Controversial stablecoin issuer Tether has relied on an obscure bank in the Bahamas in order to store some of its reserves, according to a recent report published by The Financial Times.
Capital Union, a Nassau-headquartered banking institution, dived into cryptocurrency research last year. Last month, the bank picked prominent blockchain sleuth Chainalysis as its compliance partner in order to ensure compliance and detect risky transactions.
Tether has not confirmed whether or not it has indeed held reserves at the tiny Bahamas bank.
Tether, which has faced plenty of insolvency accusations in the past, remains mum about where it holds its bank deposits.
Last year, the Commodity Futures Trading Commission slapped Tether with a $41 million fine for lying about its stablecoin reserves. It had failed to properly disclose that the flagship stablecoin was partially backed by non-fiat assets.
Earlier this month, the company announced that it had reduced its exposure to risky commercial paper to only 17% while increasing its stake in U.S. government bonds to 13%.

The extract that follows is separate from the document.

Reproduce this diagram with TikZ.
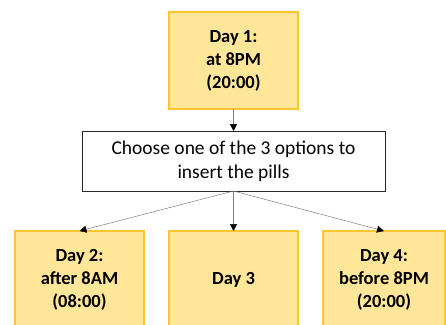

The company’s reserves also include crypto and precious metals, according to its quarterly reports.
Tether is no stranger to criticism, but the stablecoin came under greater scrutiny earlier this month after slightly decoupling from its peg in the aftermath of the Tether collapse. Even though it managed to restore its peg relatively fast, this provided more ammunition for naysayers who accuse the largest cryptocurrency of being insolvent.
The market cap of USDT currently stands at $72 billion.